Even if you don't believe in global warming, wouldn't you want to go to large-scale clean, renewable energy to provide energy security forever, reduce international conflict by avoiding dependence on foreign fuels, and stabilize energy prices because fuel costs are zero?
Anthony Ingraffea, fracking and energy researcher at Cornell: For Clinton: You have proposed substantial new programs for infrastructure and other important societal needs, but you have chosen not to make climate change a central issue in the campaign, and have not proposed any substantial program addressing climate change for the first year in office. Why? And why did you state that the U.S. is now energy independent in your second debate when you know that is far from true?
And why, in the same debate, did you reiterate the need for more natural gas production as a “bridge,” when the science says that that “bridge” leads to climate disaster?
I have no questions for Trump.
Michael Mann, paleoclimate researcher at Penn State: Do you actually accept the overwhelming scientific consensus that climate change is (a) real, (b) human-caused and (c) a major and growing threat?
What do you propose to do about it?
Maureen Raymo, paleoclimate and sea level researcher at Lamont-Doherty Earth Observatory: I would ask Clinton if she had ever thought really deeply about what it would mean for the world, her grandchildren, and her great-grandchildren if sea level were to increase by 6 feet over the next 120 years. The wheels have been set in motion and are gaining momentum.
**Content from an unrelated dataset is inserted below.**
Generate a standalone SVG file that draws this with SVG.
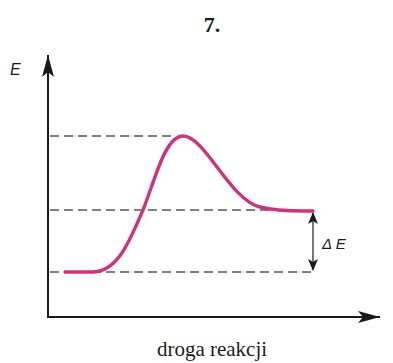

David Titley, climate and weather risk researcher at Penn State: How do you intend to stabilize the world’s climate? At what level and by above the pre-industrial baseline and by what year would you set as the target to stabilize the climate? How much are you willing to invest to reach those goals?”
Follow-on question: What would be your policy toward climate intervention (or geoengineerinng)? What would be your response if another country or countries unilaterally commenced sustained, large-scale albedo modification?